Single by Spike Jones and his City Slickers
- B-side: "By The Beautiful Sea"
- Released: April 26, 1948
- Genre: Parody
- Label: RCA Victor
- Composer: Gioacchino Rossini

= William Tell Overture (Spike Jones song) =

Song by Spike Jones

Spike Jones and his City Slickers recorded a musical parody that uses themes from Gioachino Rossini's William Tell Overture. It was recorded along with sound effects and humorous horse race calls performed by Doodles Weaver, in the style of the famous announcer Clem McCarthy.

Jones released his version as a single in 1948 and it peaked at #6 on the charts. The song was included on the album Spike Jones Is Murdering the Classics in 1971, and it has frequently been included in various "greatest hits" compilations.

The recording begins with the "Storm" portion of the overture played frenetically, with the band accompanied by barking dogs and clanging objects of various kinds. The progression is brought to a sudden end with the "Bang!" of one of the famous guns in Jones's unique percussion section.

The "Call to the Cows" begins with normal instruments and artificial bird chirps. The next part is played on cowbells and bicycle horns, each one in perfect tune, followed by a crash. Finally, the melody is rendered by gargling, concluding with a "belch."

The "Finale," a.k.a. the "Cavalry Charge," is played on the normal instruments of a big band, mostly as an underscore to the commentary of Doodles Weaver, who is describing a horse race. Weaver introduces the racehorses, some of them bearing a name similar to a real horse (Stoogehand for Stagehand, Dogbiscuit for Seabiscuit) and others with joke names ("Girdle" in the stretch, "Cabbage" out by a head, "Banana" out by a bunch, "Assault" passing "Battery", "Mother-in-Law" nagging in the rear ("ARK ARK ARK ARK!").

Perennially trailing the field with distant 20-to-1 odds is the horse Beetlebaum (one of Weaver's radio-show characters was Professor Beetlebaum).

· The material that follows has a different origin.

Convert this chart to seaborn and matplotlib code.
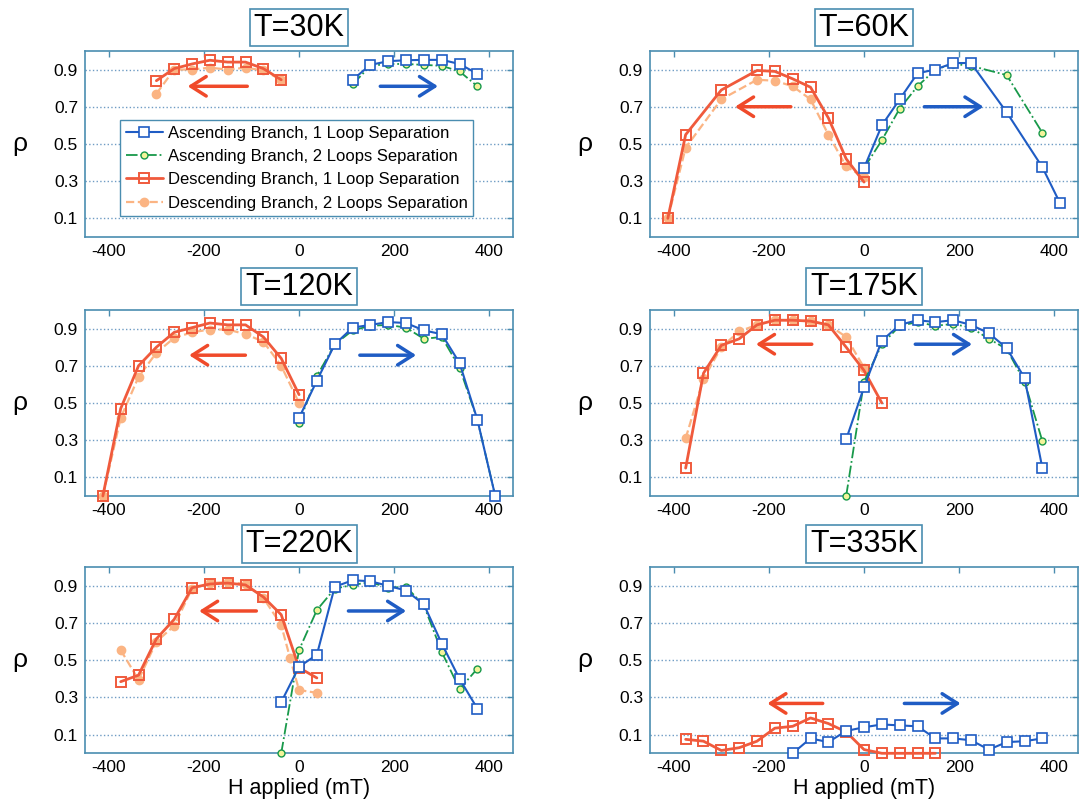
import numpy as np
import pandas as pd
import seaborn as sns
import matplotlib.pyplot as plt

# ---- data (H in mT, rho) ----
# T = 30K
h30_desc = [-300, -262.5, -225, -187.5, -150, -112.5, -75, -37.5]
r30_desc1 = [0.84, 0.905, 0.93, 0.95, 0.94, 0.94, 0.905, 0.845]
r30_desc2 = [0.77, 0.90, 0.90, 0.91, 0.90, 0.91, 0.895, 0.845]
h30_asc = [112.5, 150, 187.5, 225, 262.5, 300, 337.5, 375]
r30_asc1 = [0.845, 0.925, 0.945, 0.95, 0.952, 0.952, 0.93, 0.877]
r30_asc2 = [0.82, 0.92, 0.93, 0.93, 0.925, 0.92, 0.89, 0.81]

# T = 60K
h60_desc = [-412.5, -375, -300, -225, -187.5, -150, -112.5, -75, -37.5, 0]
r60_desc1 = [0.10, 0.55, 0.79, 0.895, 0.89, 0.85, 0.805, 0.64, 0.42, 0.295]
r60_desc2 = [0.10, 0.48, 0.74, 0.845, 0.84, 0.81, 0.74, 0.55, 0.38, 0.32]
h60_asc1 = [0, 37.5, 75, 112.5, 150, 187.5, 225, 300, 375, 412.5]
r60_asc1 = [0.37, 0.60, 0.74, 0.88, 0.90, 0.935, 0.935, 0.67, 0.375, 0.18]
h60_asc2 = [0, 37.5, 75, 112.5, 150, 187.5, 225, 300, 375]
r60_asc2 = [0.37, 0.52, 0.69, 0.81, 0.90, 0.93, 0.92, 0.87, 0.56]

# T = 120K
h120_desc = [-412.5, -375, -337.5, -300, -262.5, -225, -187.5, -150, -112.5, -75, -37.5, 0]
r120_desc1 = [0.0, 0.47, 0.70, 0.80, 0.88, 0.905, 0.93, 0.92, 0.92, 0.855, 0.74, 0.545]
r120_desc2 = [0.0, 0.42, 0.64, 0.77, 0.85, 0.88, 0.895, 0.895, 0.87, 0.83, 0.70, 0.50]
h120_asc = [0, 37.5, 75, 112.5, 150, 187.5, 225, 262.5, 300, 337.5, 375, 412.5]
r120_asc1 = [0.42, 0.62, 0.815, 0.905, 0.92, 0.935, 0.93, 0.89, 0.87, 0.715, 0.41, 0.0]
r120_asc2 = [0.395, 0.645, 0.815, 0.89, 0.915, 0.92, 0.905, 0.845, 0.855, 0.69, 0.41, 0.0]

# T = 175K
h175_desc1 = [-375, -337.5, -300, -262.5, -225, -187.5, -150, -112.5, -75, -37.5, 0, 37.5]
r175_desc1 = [0.15, 0.66, 0.81, 0.845, 0.92, 0.945, 0.945, 0.94, 0.92, 0.80, 0.675, 0.50]
h175_desc2 = [-375, -337.5, -300, -262.5, -225, -187.5, -150, -112.5, -75, -37.5, 0]
r175_desc2 = [0.31, 0.63, 0.80, 0.885, 0.92, 0.945, 0.945, 0.94, 0.92, 0.855, 0.69]
h175_asc = [-37.5, 0, 37.5, 75, 112.5, 150, 187.5, 225, 262.5, 300, 337.5, 375]
r175_asc1 = [0.305, 0.585, 0.835, 0.92, 0.945, 0.935, 0.945, 0.92, 0.875, 0.795, 0.635, 0.15]
r175_asc2 = [0.0, 0.615, 0.815, 0.915, 0.935, 0.915, 0.925, 0.905, 0.845, 0.79, 0.615, 0.295]

# T = 220K
h220_desc1 = [-375, -337.5, -300, -262.5, -225, -187.5, -150, -112.5, -75, -37.5, 0, 37.5]
r220_desc1 = [0.385, 0.42, 0.615, 0.72, 0.89, 0.91, 0.915, 0.905, 0.84, 0.745, 0.46, 0.405]
h220_desc2 = [-375, -337.5, -300, -262.5, -225, -187.5, -150, -112.5, -75, -37.5, -18.75, 0, 37.5]
r220_desc2 = [0.555, 0.395, 0.60, 0.685, 0.885, 0.915, 0.92, 0.91, 0.835, 0.69, 0.51, 0.34, 0.325]
h220_asc = [-37.5, 0, 37.5, 75, 112.5, 150, 187.5, 225, 262.5, 300, 337.5, 375]
r220_asc1 = [0.275, 0.465, 0.53, 0.895, 0.93, 0.925, 0.90, 0.875, 0.80, 0.59, 0.40, 0.24]
r220_asc2 = [0.0, 0.555, 0.77, 0.885, 0.905, 0.92, 0.89, 0.895, 0.795, 0.545, 0.345, 0.455]

# T = 335K
h335_desc = [-375, -337.5, -300, -262.5, -225, -187.5, -150, -112.5, -75, -37.5, 0, 37.5, 75, 112.5, 150]
r335_desc1 = [0.075, 0.065, 0.015, 0.03, 0.065, 0.135, 0.145, 0.19, 0.16, 0.115, 0.02, 0.0, 0.0, 0.0, 0.0]
h335_asc = [-150, -112.5, -75, -37.5, 0, 37.5, 75, 112.5, 150, 187.5, 225, 262.5, 300, 337.5, 375]
r335_asc1 = [0.0, 0.08, 0.06, 0.12, 0.14, 0.155, 0.15, 0.145, 0.08, 0.08, 0.07, 0.02, 0.06, 0.065, 0.08]

titles = ["T=30K", "T=60K", "T=120K", "T=175K", "T=220K", "T=335K"]
legend_labels = ["Ascending Branch, 1 Loop Separation",
                 "Ascending Branch, 2 Loops Separation",
                 "Descending Branch, 1 Loop Separation",
                 "Descending Branch, 2 Loops Separation"]

# arrows: (start, end, y) for red (descending) and blue (ascending)
red_arrows = [(-103, -240, 0.81), (-148, -277, 0.70), (-107, -237, 0.757),
              (-104, -233, 0.816), (-84, -216, 0.765), (-81, -209, 0.268)]
blue_arrows = [(165, 298, 0.81), (121, 257, 0.70), (122, 252, 0.757),
               (102, 233, 0.816), (98, 231, 0.765), (79, 209, 0.268)]

panels = [
    dict(asc1=(h30_asc, r30_asc1), asc2=(h30_asc, r30_asc2),
         desc1=(h30_desc, r30_desc1), desc2=(h30_desc, r30_desc2)),
    dict(asc1=(h60_asc1, r60_asc1), asc2=(h60_asc2, r60_asc2),
         desc1=(h60_desc, r60_desc1), desc2=(h60_desc, r60_desc2)),
    dict(asc1=(h120_asc, r120_asc1), asc2=(h120_asc, r120_asc2),
         desc1=(h120_desc, r120_desc1), desc2=(h120_desc, r120_desc2)),
    dict(asc1=(h175_asc, r175_asc1), asc2=(h175_asc, r175_asc2),
         desc1=(h175_desc1, r175_desc1), desc2=(h175_desc2, r175_desc2)),
    dict(asc1=(h220_asc, r220_asc1), asc2=(h220_asc, r220_asc2),
         desc1=(h220_desc1, r220_desc1), desc2=(h220_desc2, r220_desc2)),
    dict(asc1=(h335_asc, r335_asc1), desc1=(h335_desc, r335_desc1)),
]

# ---- styles ----
blue = "#1f5cc4"
green = "#18994a"
red = "#f05a3c"
orange = "#fbb483"
frame = "#4a8db0"

styles = {
    "desc2": dict(color=orange, linestyle="--", lw=1.6, marker="o", markersize=6,
                  markerfacecolor=orange, markeredgecolor=orange, markeredgewidth=1),
    "desc1": dict(color=red, linestyle="-", lw=2.0, marker="s", markersize=7,
                  markerfacecolor="none", markeredgecolor=red, markeredgewidth=1.4),
    "asc2": dict(color=green, linestyle="-.", lw=1.3, marker="o", markersize=5,
                 markerfacecolor="#f4f49a", markeredgecolor=green, markeredgewidth=1),
    "asc1": dict(color=blue, linestyle="-", lw=1.5, marker="s", markersize=6.5,
                 markerfacecolor="white", markeredgecolor=blue, markeredgewidth=1.2),
}
order = ["desc2", "desc1", "asc2", "asc1"]
legend_order = ["asc1", "asc2", "desc1", "desc2"]

sns.set_theme(style="white")
plt.rcParams["font.family"] = ["Liberation Sans", "DejaVu Sans"]
plt.rcParams["axes.unicode_minus"] = False
plt.rcParams["text.color"] = "black"
plt.rcParams["axes.labelcolor"] = "black"

fig = plt.figure(figsize=(10.79, 8.06), dpi=100)
lefts = [0.0788, 0.6024]
bottoms = [0.706, 0.3846, 0.0654]
w, h = 0.3967, 0.2308

for i, p in enumerate(panels):
    ax = fig.add_axes([lefts[i % 2], bottoms[i // 2], w, h])
    lines = {}
    for key in order:
        if key not in p:
            continue
        x, y = p[key]
        df = pd.DataFrame({"H": x, "rho": y})
        sns.lineplot(data=df, x="H", y="rho", ax=ax, sort=False, errorbar=None,
                     legend=False, clip_on=False, zorder=3, **styles[key])
        lines[key] = ax.get_lines()[-1]

    rs, re, ry = red_arrows[i]
    ax.annotate("", xy=(re, ry), xytext=(rs, ry),
                arrowprops=dict(arrowstyle="->,head_length=0.55,head_width=0.35",
                                color="#f04a2a", lw=2.5, mutation_scale=20))
    bs, be, by = blue_arrows[i]
    ax.annotate("", xy=(be, by), xytext=(bs, by),
                arrowprops=dict(arrowstyle="->,head_length=0.55,head_width=0.35",
                                color=blue, lw=2.5, mutation_scale=20))

    ax.set_xlim(-450, 450)
    ax.set_ylim(0, 1)
    ax.set_xticks([-400, -200, 0, 200, 400])
    ax.set_yticks([0.1, 0.3, 0.5, 0.7, 0.9])
    ax.set_yticklabels(["0.1", "0.3", "0.5", "0.7", "0.9"])
    ax.grid(axis="y", linestyle=":", color="#6f9cc4", lw=1.0)
    ax.grid(axis="x", visible=False)
    ax.tick_params(direction="in", top=True, right=True, length=4, width=1,
                   color=frame, labelsize=12.5, labelcolor="black", pad=5)
    for s in ax.spines.values():
        s.set_color(frame)
        s.set_linewidth(1.2)

    ax.set_ylabel("ρ", rotation=0, fontsize=19, va="center", ha="center")
    ax.yaxis.set_label_coords(-0.152, 0.5)
    if i // 2 == 2:
        ax.set_xlabel("H applied (mT)", fontsize=15.5, labelpad=2)
    else:
        ax.set_xlabel("")

    ax.set_title(titles[i], fontsize=22, pad=11, color="black",
                 bbox=dict(boxstyle="square,pad=0.12", fc="white", ec=frame, lw=1.2))

    if i == 0:
        leg = ax.legend([lines[k] for k in legend_order], legend_labels,
                        loc="upper left", bbox_to_anchor=(0.082, 0.63),
                        fontsize=12, frameon=True, fancybox=False, framealpha=1,
                        edgecolor=frame, handlelength=2.2, handletextpad=0.3,
                        borderpad=0.35, labelspacing=0.5, borderaxespad=0)
        leg.set_zorder(5)

fig.savefig("out.png", dpi=100)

The horse's name is always spoken in a deep, two-note "foghorn" cadence. During the race, Beetlebaum keeps falling further and further behind the field. As the race nears its finish, the announcer goes on a tangent, impersonating broadcaster Clem McCarthy, who had called the famous Seabiscuit-War Admiral match race in 1938 and also the Joe Louis-Max Schmeling boxing rematch of the same year. In this case, Weaver's now gravelly-voiced track announcer begins describing a boxing match. The song concludes with Weaver announcing the winner... Beetlebaum!

The City Slickers and Doodles Weaver recorded a sequel, describing the Indianapolis 500 and underscored by Dance of the Hours. Near the conclusion of the race, a horrific accident (or the sound effects thereof) demolishes all the cars, a horse's whinny is heard, and Weaver announces the winner... Beetlebaum!